SET TASK: Each line that holds the word "chart" should be returned.

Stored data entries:
--
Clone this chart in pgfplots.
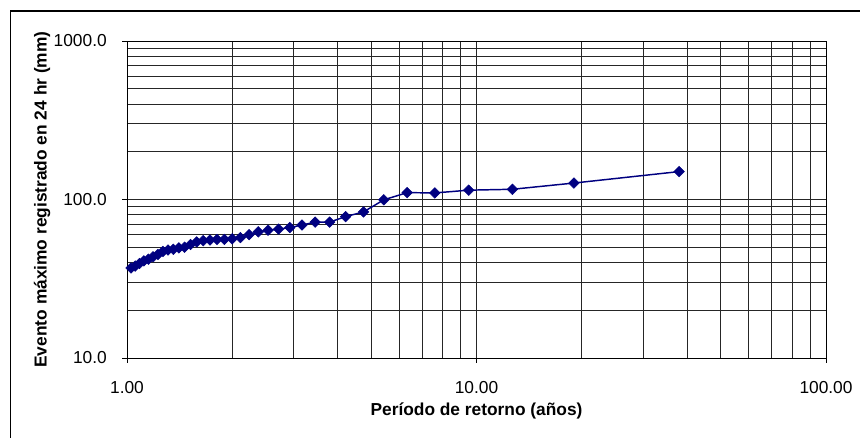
\documentclass[border=0pt]{standalone}
\usepackage{pgfplots}
\pgfplotsset{compat=1.18}
\usepackage{fontspec}
\setmainfont{Liberation Sans}
\definecolor{serie}{RGB}{0,0,128}

\begin{document}
\begin{tikzpicture}
% canvas: 1 px = 0.75 pt
\useasboundingbox (-95.25pt,-60pt) rectangle (549.75pt,268.5pt);
\draw[line width=0.8pt] (-87.375pt,-60pt) -- (-87.375pt,260.25pt) -- (549.75pt,260.25pt);
\begin{axis}[
  scale only axis,
  width=524.25pt, height=237.75pt,
  xmode=log, ymode=log,
  xmin=1, xmax=100, ymin=10, ymax=1000,
  xtick={1,10,100}, xticklabels={1.00,10.00,100.00},
  ytick={10,100,1000}, yticklabels={10.0,100.0,1000.0},
  minor xtick={2,3,4,5,6,7,8,9,20,30,40,50,60,70,80,90},
  minor ytick={20,30,40,50,60,70,80,90,200,300,400,500,600,700,800,900},
  grid=both,
  major grid style={black!85, line width=0.6pt},
  minor grid style={black!85, line width=0.6pt},
  axis line style={black, line width=0.7pt},
  tick align=outside,
  major tick length=3.75pt, minor tick length=0pt,
  tick style={black, line width=0.6pt},
  xtick pos=bottom, ytick pos=left,
  tick label style={font=\fontsize{13}{15}\selectfont},
  every x tick label/.append style={anchor=center, inner sep=0pt, yshift=-18.75pt},
  every y tick label/.append style={anchor=east, inner sep=0pt, xshift=-11.25pt},
  xlabel={\bfseries Período de retorno (años)},
  ylabel={\bfseries Evento máximo registrado en 24 hr (mm)},
  label style={font=\fontsize{13}{15}\selectfont},
  xlabel style={at={(axis description cs:0.5,0)}, anchor=center, yshift=-39.75pt},
  ylabel style={at={(axis description cs:0,0.5)}, anchor=center, rotate=0, yshift=63.75pt},
]
\addplot[color=serie, line width=1.1pt, mark=square*, mark size=2.8pt,
         mark options={rotate=45, fill=serie, draw=serie, line width=0.4pt}]
coordinates {
 (1.0270,37.0) (1.0556,38.0) (1.0857,39.5) (1.1176,41.0) (1.1515,42.0)
 (1.1875,43.5) (1.2258,45.0) (1.2667,47.0) (1.3103,48.0) (1.3571,48.5)
 (1.4074,49.5) (1.4615,50.0) (1.5200,52.0) (1.5833,54.0) (1.6522,55.0)
 (1.7273,55.5) (1.8095,56.0) (1.9000,56.0) (2.0000,56.5) (2.1111,57.5)
 (2.2353,60.0) (2.3750,62.5) (2.5333,64.0) (2.7143,65.0) (2.9231,66.5)
 (3.1667,69.0) (3.4545,72.0) (3.8000,72.0) (4.2222,78.0) (4.7500,83.5)
 (5.4286,99.5) (6.3333,110.5) (7.6000,110.0) (9.5000,114.5) (12.6667,116.0)
 (19.0000,127.0) (38.0000,150.0)
};
\end{axis}
\end{tikzpicture}
\end{document}
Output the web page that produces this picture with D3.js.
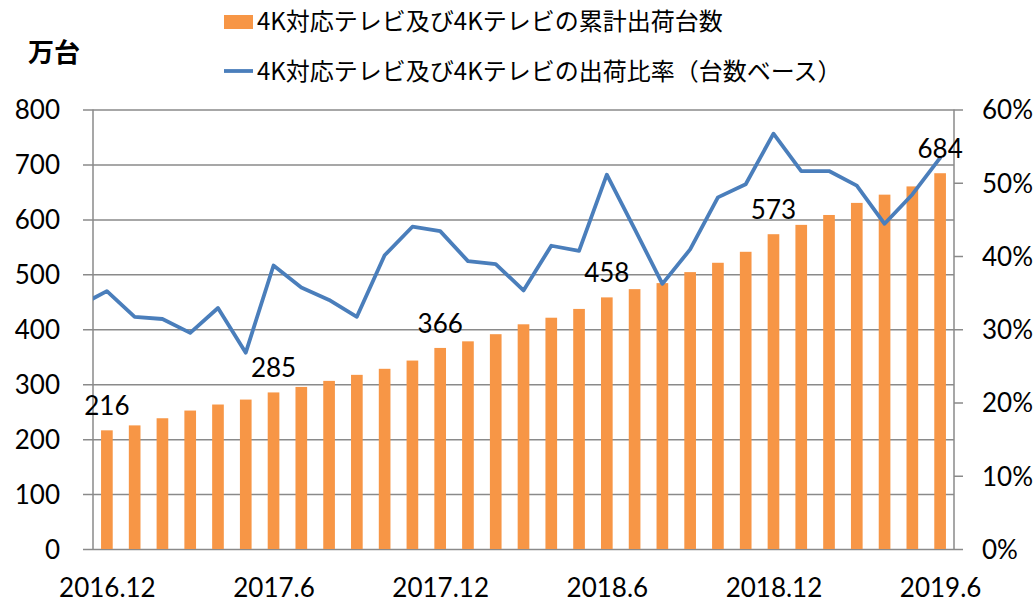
<!DOCTYPE html>
<html lang="ja">
<head>
<meta charset="utf-8">
<script src="https://cdn.jsdelivr.net/npm/d3@7"></script>
<style>
  html, body { margin: 0; padding: 0; background: #fff; }
  svg { display: block; }
  .num { font-family: Lato, "Liberation Sans", sans-serif; font-size: 26px; fill: #000; }
  .jp { font-family: "Noto Sans CJK JP", sans-serif; fill: #000; }
</style>
</head>
<body>
<svg id="chart" width="1034" height="603"></svg>
<script>
// Months on the category axis
const months = [
  "2016.12","2017.1","2017.2","2017.3","2017.4","2017.5","2017.6","2017.7","2017.8","2017.9","2017.10","2017.11",
  "2017.12","2018.1","2018.2","2018.3","2018.4","2018.5","2018.6","2018.7","2018.8","2018.9","2018.10","2018.11",
  "2018.12","2019.1","2019.2","2019.3","2019.4","2019.5","2019.6"
];
// Cumulative shipments of 4K-capable / 4K TVs (万台)
const cumulative = [
  216, 225, 238, 252, 263, 272, 285, 295, 306, 317, 328, 343,
  366, 378, 391, 409, 421, 437, 458, 473, 484, 504, 521, 541,
  573, 590, 608, 630, 645, 660, 684
];
// Shipment ratio (unit basis, %), series begins one month before the first bar (2016.11)
const ratioMonths = ["2016.11"].concat(months);
const ratio = [
  33.2, 35.2, 31.7, 31.4, 29.5, 32.9, 26.8, 38.7, 35.7, 34.0, 31.7, 40.1, 44.0,
  43.4, 39.3, 38.9, 35.3, 41.4, 40.7, 51.1, 43.7, 36.2, 40.9, 48.0, 49.8,
  56.7, 51.6, 51.6, 49.6, 44.4, 48.4, 53.4
];
// Months whose bar carries a value label
const labeledMonths = ["2016.12","2017.6","2017.12","2018.6","2018.12","2019.6"];
// Tick labels
const xTickMonths = ["2016.12","2017.6","2017.12","2018.6","2018.12","2019.6"];
const leftTicks = [0,100,200,300,400,500,600,700,800];
const rightTicks = [0,10,20,30,40,50,60];

const legendBars = "4K対応テレビ及び4Kテレビの累計出荷台数";
const legendLine = "4K対応テレビ及び4Kテレビの出荷比率（台数ベース）";
const unitLabel = "万台";

const barColor = "#F79646";
const lineColor = "#4A7EBB";
const gridColor = "#8A8A8A";

const plot = { left: 93, right: 954, top: 109.5, bottom: 549 };
const svg = d3.select("#chart");

// Scales: category index → x, values → y
const monthIndex = m => months.indexOf(m) >= 0 ? months.indexOf(m) : ratioMonths.indexOf(m) - 1;
const x = d3.scaleLinear().domain([-0.5, months.length - 0.5]).range([plot.left, plot.right]);
const step = x(1) - x(0);
const yL = d3.scaleLinear().domain([0, 800]).range([plot.bottom, plot.top]);
const yR = d3.scaleLinear().domain([0, 60]).range([plot.bottom, plot.top]);

// Horizontal gridlines with outward ticks on the left
const gridAxis = d3.axisLeft(yL).tickValues(leftTicks)
  .tickSize(-(plot.right - plot.left)).tickFormat("");
const gridG = svg.append("g").attr("transform", `translate(${plot.left},0)`).call(gridAxis);
gridG.select(".domain").remove();
gridG.selectAll(".tick line").attr("stroke", gridColor).attr("stroke-width", 1.5).attr("x2", plot.right - plot.left).attr("x1", -10);

// Bars
svg.append("g").selectAll("rect").data(cumulative).join("rect")
  .attr("x", (d, i) => x(i) - step * 0.21)
  .attr("width", step * 0.42)
  .attr("y", d => yL(d))
  .attr("height", d => yL(0) - yL(d))
  .attr("fill", barColor);

// Left axis line
svg.append("line").attr("x1", plot.left).attr("x2", plot.left)
  .attr("y1", plot.top).attr("y2", plot.bottom)
  .attr("stroke", gridColor).attr("stroke-width", 1.5);

// Left tick labels
const leftAxis = d3.axisLeft(yL).tickValues(leftTicks).tickSize(0).tickPadding(0);
const leftG = svg.append("g").attr("transform", `translate(60,0)`).call(leftAxis);
leftG.select(".domain").remove();
leftG.selectAll("text").attr("class", "num").attr("dy", "0.36em").attr("fill", null);

// Right axis with outward ticks
const rightAxis = d3.axisRight(yR).tickValues(rightTicks).tickSize(9).tickPadding(19)
  .tickFormat(d => d + "%");
const rightG = svg.append("g").attr("transform", `translate(${plot.right},0)`).call(rightAxis);
rightG.select(".domain").attr("stroke", gridColor).attr("stroke-width", 1.5)
  .attr("d", `M0,${plot.top}V${plot.bottom}`);
rightG.selectAll(".tick line").attr("stroke", gridColor).attr("stroke-width", 1.5);
rightG.selectAll("text").attr("class", "num").attr("dy", "0.36em").attr("fill", null);

// Bottom category labels
const xAxis = d3.axisBottom(x).tickValues(xTickMonths.map(monthIndex))
  .tickSize(0).tickPadding(0).tickFormat(i => months[i]);
const xG = svg.append("g").attr("transform", `translate(0,597)`).call(xAxis);
xG.select(".domain").remove();
xG.selectAll("text").attr("class", "num").attr("dy", 0).attr("fill", null);

// Ratio line, clipped to the plot area
svg.append("clipPath").attr("id", "plotClip").append("rect")
  .attr("x", plot.left).attr("y", 0)
  .attr("width", plot.right - plot.left).attr("height", plot.bottom);
const line = d3.line()
  .x((d, i) => x(monthIndex(ratioMonths[i])))
  .y(d => yR(d));
svg.append("path").datum(ratio)
  .attr("clip-path", "url(#plotClip)")
  .attr("d", line)
  .attr("fill", "none")
  .attr("stroke", lineColor)
  .attr("stroke-width", 3.8)
  .attr("stroke-linejoin", "round")
  .attr("stroke-linecap", "round");

// Value labels above selected bars
svg.append("g").selectAll("text").data(labeledMonths).join("text")
  .attr("class", "num")
  .attr("text-anchor", "middle")
  .attr("x", m => x(monthIndex(m)))
  .attr("y", m => yL(cumulative[monthIndex(m)]) - 15)
  .text(m => cumulative[monthIndex(m)]);

// Unit label
svg.append("text").attr("class", "jp")
  .attr("x", 28).attr("y", 62)
  .attr("font-size", 26).attr("font-weight", 700)
  .text(unitLabel);

// Legend
const lg = svg.append("g");
lg.append("rect").attr("x", 224).attr("y", 15).attr("width", 29).attr("height", 14).attr("fill", barColor);
lg.append("text").attr("class", "jp").attr("x", 257).attr("y", 22)
  .attr("dy", "0.35em").attr("font-size", 24).text(legendBars);
lg.append("line").attr("x1", 224).attr("x2", 253).attr("y1", 71).attr("y2", 71)
  .attr("stroke", lineColor).attr("stroke-width", 3.8);
lg.append("text").attr("class", "jp").attr("x", 257).attr("y", 72)
  .attr("dy", "0.35em").attr("font-size", 24).text(legendLine);
</script>
</body>
</html>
--
ANSWER FOR THIS EXERCISE:
Clone this chart in pgfplots.
<svg id="chart" width="1034" height="603"></svg>
const svg = d3.select("#chart");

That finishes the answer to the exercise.